EMP : Comment abordez-vous 2014 ?

C. L. : Nous voulons mettre en avant la signature Teknimed, conforter le positionnement international de la marque synonyme de haute technologie. Des produits uniques, à forte valeur ajoutée comme le Resilience® contribueront à accroître notre rayonnement mondial. En interne, je dépense beaucoup d’énergie pour bien orchestrer l’entreprise, que chacun se sente bien dans son travail et puisse y exprimer son talent et ses compétences.

Emma Bao
Diffusé le 3-12-2013

 

Encadré 1

Parcours

De l’architecture aux biomatériaux : savoir manager

 

 

Cette architecte de formation qui a complété son cursus par un MBA en management obtenu à l’INSA, a exercé son métier pendant une douzaine d’années avant de venir relayer son père, le fondateur de la société. Une décision mûrement réfléchie car elle ne manquait pas d’opportunités professionnelles dans son propre métier. La bonne santé de la PME familiale et tout le potentiel qu’elle recelait l’ont incitée à prendre le pilotage du navire, une aventure qui requiert les mêmes qualités que celles qu’elle déployait auparavant, une aptitude à bien manager et un sens de la communication. Cette jeune dirigeante de 37 ans a su insuffler une nouvelle dynamique à cette PME qui excellait déjà sur plusieurs fronts comme l’innovation,  la qualité de production, l’exportation…

 

Encadré 2

Un fonctionnement sur 2 sites.

La fabrication des biomatériaux s’effectue à L’Union (31) puis les produits partent en stérilisation, une étape sous-traitée.
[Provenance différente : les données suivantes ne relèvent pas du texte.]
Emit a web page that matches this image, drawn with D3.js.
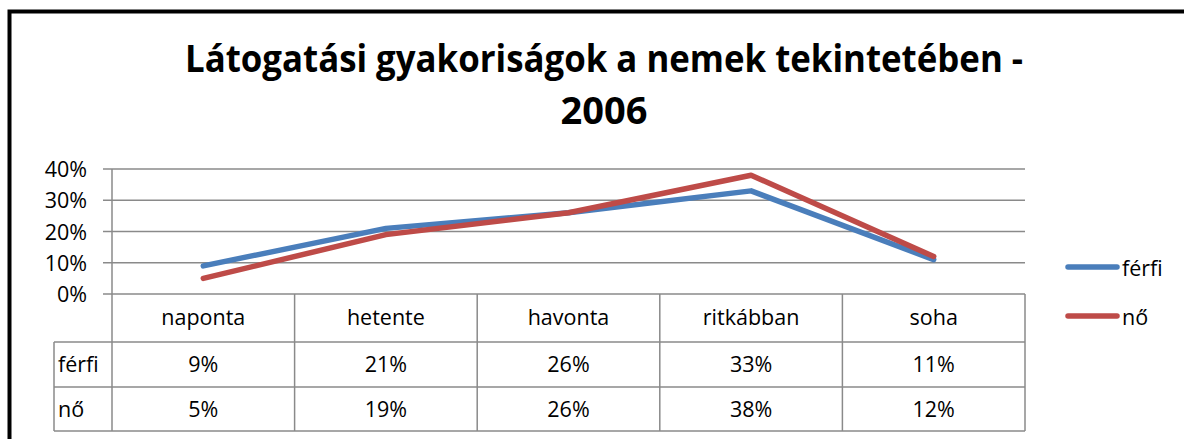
<!DOCTYPE html>
<html>
<head>
<meta charset="utf-8">
<script src="https://cdn.jsdelivr.net/npm/d3@7"></script>
<style>
  body { margin: 0; background: #fff; }
  text { font-family: "Open Sans", "Noto Sans", sans-serif; fill: #000; }
</style>
</head>
<body>
<div id="chart"></div>
<script>
// data
const categories = ["naponta", "hetente", "havonta", "ritkábban", "soha"];
const seriesNames = ["férfi", "nő"];
const ferfi = [0.09, 0.21, 0.26, 0.33, 0.11];
const no = [0.05, 0.19, 0.26, 0.38, 0.12];
const yTicks = [0, 0.1, 0.2, 0.3, 0.4];
const colors = ["#4a7ebb", "#be4b48"];

const W = 1184, H = 439;
const gridColor = "#8a8a8a";
const fs = "21.5px";

// plot area
let plotLeft = 112, plotRight = 1025, plotTop = 169, plotBottom = 294;
let rowH = 45;

let svg = d3.select("#chart").append("svg")
    .attr("width", W)
    .attr("height", H);

// outer frame (only left and top visible)
svg.append("rect")
    .attr("x", 9.5).attr("y", 11.5)
    .attr("width", W + 20).attr("height", H + 20)
    .attr("fill", "none")
    .attr("stroke", "#000")
    .attr("stroke-width", 4);

// title
svg.append("text")
    .attr("x", 604).attr("y", 72)
    .attr("text-anchor", "middle")
    .style("font-weight", "bold")
    .style("font-size", "38px")
    .attr("textLength", 838)
    .attr("lengthAdjust", "spacingAndGlyphs")
    .text("Látogatási gyakoriságok a nemek tekintetében -");
svg.append("text")
    .attr("x", 604).attr("y", 124)
    .attr("text-anchor", "middle")
    .style("font-weight", "bold")
    .style("font-size", "38px")
    .text("2006");

// scales
let x = d3.scaleBand()
    .domain(categories)
    .range([plotLeft, plotRight]);
let y = d3.scaleLinear()
    .domain([0, 0.4])
    .range([plotBottom, plotTop]);

// gridlines
svg.append("g").selectAll("line")
    .data(yTicks)
    .enter().append("line")
    .attr("x1", plotLeft - 9).attr("x2", plotRight)
    .attr("y1", d => y(d)).attr("y2", d => y(d))
    .attr("stroke", gridColor)
    .attr("stroke-width", 1.5);

// y axis labels
svg.append("g").selectAll("text")
    .data(yTicks)
    .enter().append("text")
    .attr("x", 87)
    .attr("y", d => y(d) + 8)
    .attr("text-anchor", "end")
    .style("font-size", fs)
    .text(d3.format(".0%"));

// y axis line
svg.append("line")
    .attr("x1", plotLeft).attr("x2", plotLeft)
    .attr("y1", plotTop).attr("y2", plotBottom + 48 + rowH * 2 - 1)
    .attr("stroke", gridColor).attr("stroke-width", 1.5);

// data table
const tableTop = plotBottom + 48;
const tableLeft = 54;
const tbl = svg.append("g");

// vertical dividers between categories
tbl.selectAll("line.v")
    .data(categories)
    .enter().append("line")
    .attr("class", "v")
    .attr("x1", d => x(d) + x.bandwidth()).attr("x2", d => x(d) + x.bandwidth())
    .attr("y1", plotBottom).attr("y2", tableTop + rowH * 2 - 1)
    .attr("stroke", gridColor).attr("stroke-width", 1.5);

// horizontal table lines
[tableTop, tableTop + rowH, tableTop + rowH * 2 - 1].forEach(yy => {
    tbl.append("line")
        .attr("x1", tableLeft).attr("x2", plotRight)
        .attr("y1", yy).attr("y2", yy)
        .attr("stroke", gridColor).attr("stroke-width", 1.5);
});
tbl.append("line")
    .attr("x1", tableLeft).attr("x2", tableLeft)
    .attr("y1", tableTop).attr("y2", tableTop + rowH * 2 - 1)
    .attr("stroke", gridColor).attr("stroke-width", 1.5);

// category labels
tbl.selectAll("text.cat")
    .data(categories)
    .enter().append("text")
    .attr("class", "cat")
    .attr("x", d => x(d) + x.bandwidth() / 2)
    .attr("y", plotBottom + 31)
    .attr("text-anchor", "middle")
    .style("font-size", fs)
    .text(d => d);

// value rows
const fmt = d3.format(".0%");
[ferfi, no].forEach((vals, i) => {
    let ry = tableTop + rowH * i + 30;
    tbl.append("text")
        .attr("x", 58).attr("y", ry)
        .style("font-size", fs)
        .text(seriesNames[i]);
    tbl.selectAll("text.val" + i)
        .data(vals)
        .enter().append("text")
        .attr("class", "val" + i)
        .attr("x", (d, j) => x(categories[j]) + x.bandwidth() / 2)
        .attr("y", ry)
        .attr("text-anchor", "middle")
        .style("font-size", fs)
        .text(d => fmt(d));
});

// lines
let line = d3.line()
    .x((d, i) => x(categories[i]) + x.bandwidth() / 2)
    .y(d => y(d));

[ferfi, no].forEach((vals, i) => {
    svg.append("path")
        .datum(vals)
        .attr("d", line)
        .attr("fill", "none")
        .attr("stroke", colors[i])
        .attr("stroke-width", 5.5)
        .attr("stroke-linejoin", "round")
        .attr("stroke-linecap", "round");
});

// legend
const legend = svg.append("g");
seriesNames.forEach((name, i) => {
    let ly = 267 + i * 49;
    legend.append("line")
        .attr("x1", 1068).attr("x2", 1117)
        .attr("y1", ly).attr("y2", ly)
        .attr("stroke", colors[i])
        .attr("stroke-width", 5.5)
        .attr("stroke-linecap", "round");
    legend.append("text")
        .attr("x", 1122).attr("y", ly + 9)
        .style("font-size", fs)
        .text(name);
});
</script>
</body>
</html>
Ils sont ensuite envoyés sur l’établissement de Vic-Bigorre qui assure le contrôle, le stockage en semi-fini, la mise en boîtes et les expéditions. Sur le 65 sont concentrés le service financier, la qualité, le conditionnement, la logistique, le traitement des commandes. A Toulouse sont basés le service commercial et le SAV, la qualité, la R&D, les affaires réglementaires, le service clinique, la production et le marketing.

Encadré 3

Une offre globale par pathologie

Sur la partie « spine », Teknimed a développé des ciments, des substituts osseux et une instrumentation spécifique. L’orthopédie et traumatologie dispose d’une même famille de produits mais adaptés aux spécificités de la discipline avec en plus les polymères et la ligamentoplastie. En fait, pour chacune des autres pathologies adressées a été conçue une ligne complète de biomatériaux.